▸ **DIRECTION**
Copy the data that follows exactly. Include no pictures.

+++ DATASET SECTION +++

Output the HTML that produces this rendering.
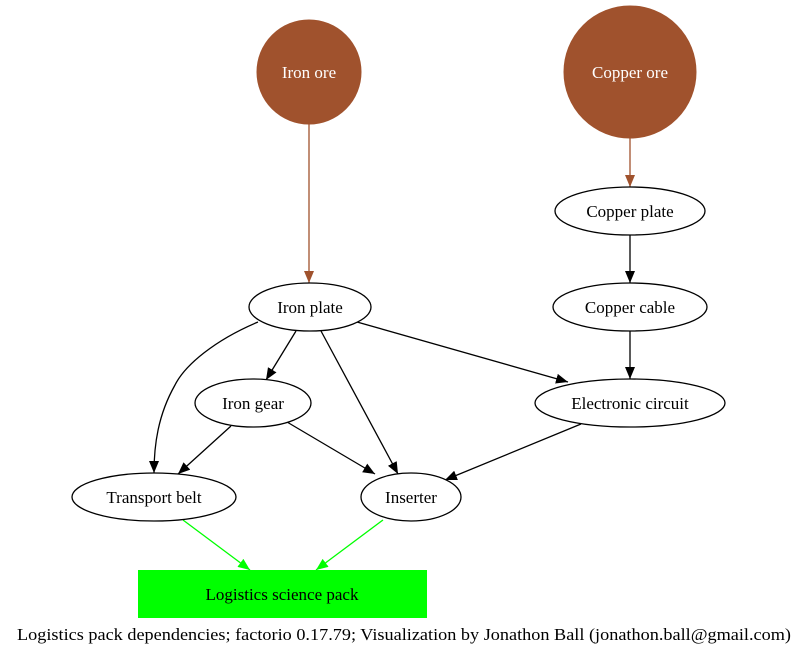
<!DOCTYPE html>
<html><head><meta charset="utf-8"><style>body{margin:0;background:#fff}svg{display:block}text{font-family:"Liberation Serif",serif;font-size:17px}</style></head>
<body>
<svg width="808" height="655" viewBox="0 0 808 655">
<defs>
<marker id="k" markerWidth="14" markerHeight="12" refX="12" refY="5" orient="auto" markerUnits="userSpaceOnUse"><path d="M0,0 L12,5 L0,10Z" fill="#000"/></marker>
<marker id="b" markerWidth="14" markerHeight="12" refX="12" refY="5" orient="auto" markerUnits="userSpaceOnUse"><path d="M0,0 L12,5 L0,10Z" fill="#a0522d"/></marker>
<marker id="g" markerWidth="14" markerHeight="12" refX="12" refY="5" orient="auto" markerUnits="userSpaceOnUse"><path d="M0,0 L12,5 L0,10Z" fill="#00ff00"/></marker>
</defs>
<g fill="none" stroke="#000" stroke-width="1.3" marker-end="url(#k)">
<path d="M630,235 L630,283"/>
<path d="M630,331 L630,379"/>
<path d="M296,331 L266,380"/>
<path d="M258,322 C215,340 185,365 175,385 C158,415 154,445 154,473"/>
<path d="M321,331 L398,474"/>
<path d="M357,322 L568,382"/>
<path d="M231,426 L178,474"/>
<path d="M287,422 L375,474"/>
<path d="M581,424 L445,480"/>
</g>
<g fill="none" stroke="#a0522d" stroke-width="1.3" marker-end="url(#b)">
<path d="M309,124 L309,283"/>
<path d="M630,138 L630,187"/>
</g>
<g fill="none" stroke="#00ff00" stroke-width="1.3" marker-end="url(#g)">
<path d="M183,520 L250,570"/>
<path d="M383,520 L316,570"/>
</g>
<circle cx="309" cy="72" r="52" fill="#a0522d" stroke="#a0522d"/>
<circle cx="630" cy="72" r="66" fill="#a0522d" stroke="#a0522d"/>
<g fill="#fff" stroke="#000" stroke-width="1.3">
<ellipse cx="630" cy="211" rx="75" ry="24"/>
<ellipse cx="310" cy="307" rx="61" ry="24"/>
<ellipse cx="630" cy="307" rx="77" ry="24"/>
<ellipse cx="253" cy="403" rx="58" ry="24"/>
<ellipse cx="630" cy="403" rx="95" ry="24"/>
<ellipse cx="154" cy="497" rx="82" ry="24"/>
<ellipse cx="411" cy="497" rx="50" ry="24"/>
</g>
<rect x="138" y="570" width="289" height="48" fill="#00ff00"/>
<g text-anchor="middle">
<text x="309" y="78" fill="#fff">Iron ore</text>
<text x="630" y="78" fill="#fff">Copper ore</text>
<text x="630" y="217">Copper plate</text>
<text x="310" y="313">Iron plate</text>
<text x="630" y="313">Copper cable</text>
<text x="253" y="409">Iron gear</text>
<text x="630" y="409">Electronic circuit</text>
<text x="154" y="503">Transport belt</text>
<text x="411" y="503">Inserter</text>
<text x="282" y="600">Logistics science pack</text>
<text x="404" y="640" textLength="774" lengthAdjust="spacingAndGlyphs">Logistics pack dependencies; factorio 0.17.79; Visualization by Jonathon Ball (jonathon.ball@gmail.com)</text>
</g>
</svg>
</body></html>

+++

▸ **ANSWER TO THE PROBLEM**
Output the HTML that produces this rendering.
<!DOCTYPE html>
<html><head><meta charset="utf-8"><style>body{margin:0;background:#fff}svg{display:block}text{font-family:"Liberation Serif",serif;font-size:17px}</style></head>
<body>
<svg width="808" height="655" viewBox="0 0 808 655">
<defs>
<marker id="k" markerWidth="14" markerHeight="12" refX="12" refY="5" orient="auto" markerUnits="userSpaceOnUse"><path d="M0,0 L12,5 L0,10Z" fill="#000"/></marker>
<marker id="b" markerWidth="14" markerHeight="12" refX="12" refY="5" orient="auto" markerUnits="userSpaceOnUse"><path d="M0,0 L12,5 L0,10Z" fill="#a0522d"/></marker>
<marker id="g" markerWidth="14" markerHeight="12" refX="12" refY="5" orient="auto" markerUnits="userSpaceOnUse"><path d="M0,0 L12,5 L0,10Z" fill="#00ff00"/></marker>
</defs>
<g fill="none" stroke="#000" stroke-width="1.3" marker-end="url(#k)">
<path d="M630,235 L630,283"/>
<path d="M630,331 L630,379"/>
<path d="M296,331 L266,380"/>
<path d="M258,322 C215,340 185,365 175,385 C158,415 154,445 154,473"/>
<path d="M321,331 L398,474"/>
<path d="M357,322 L568,382"/>
<path d="M231,426 L178,474"/>
<path d="M287,422 L375,474"/>
<path d="M581,424 L445,480"/>
</g>
<g fill="none" stroke="#a0522d" stroke-width="1.3" marker-end="url(#b)">
<path d="M309,124 L309,283"/>
<path d="M630,138 L630,187"/>
</g>
<g fill="none" stroke="#00ff00" stroke-width="1.3" marker-end="url(#g)">
<path d="M183,520 L250,570"/>
<path d="M383,520 L316,570"/>
</g>
<circle cx="309" cy="72" r="52" fill="#a0522d" stroke="#a0522d"/>
<circle cx="630" cy="72" r="66" fill="#a0522d" stroke="#a0522d"/>
<g fill="#fff" stroke="#000" stroke-width="1.3">
<ellipse cx="630" cy="211" rx="75" ry="24"/>
<ellipse cx="310" cy="307" rx="61" ry="24"/>
<ellipse cx="630" cy="307" rx="77" ry="24"/>
<ellipse cx="253" cy="403" rx="58" ry="24"/>
<ellipse cx="630" cy="403" rx="95" ry="24"/>
<ellipse cx="154" cy="497" rx="82" ry="24"/>
<ellipse cx="411" cy="497" rx="50" ry="24"/>
</g>
<rect x="138" y="570" width="289" height="48" fill="#00ff00"/>
<g text-anchor="middle">
<text x="309" y="78" fill="#fff">Iron ore</text>
<text x="630" y="78" fill="#fff">Copper ore</text>
<text x="630" y="217">Copper plate</text>
<text x="310" y="313">Iron plate</text>
<text x="630" y="313">Copper cable</text>
<text x="253" y="409">Iron gear</text>
<text x="630" y="409">Electronic circuit</text>
<text x="154" y="503">Transport belt</text>
<text x="411" y="503">Inserter</text>
<text x="282" y="600">Logistics science pack</text>
<text x="404" y="640" textLength="774" lengthAdjust="spacingAndGlyphs">Logistics pack dependencies; factorio 0.17.79; Visualization by Jonathon Ball (jonathon.ball@gmail.com)</text>
</g>
</svg>
</body></html>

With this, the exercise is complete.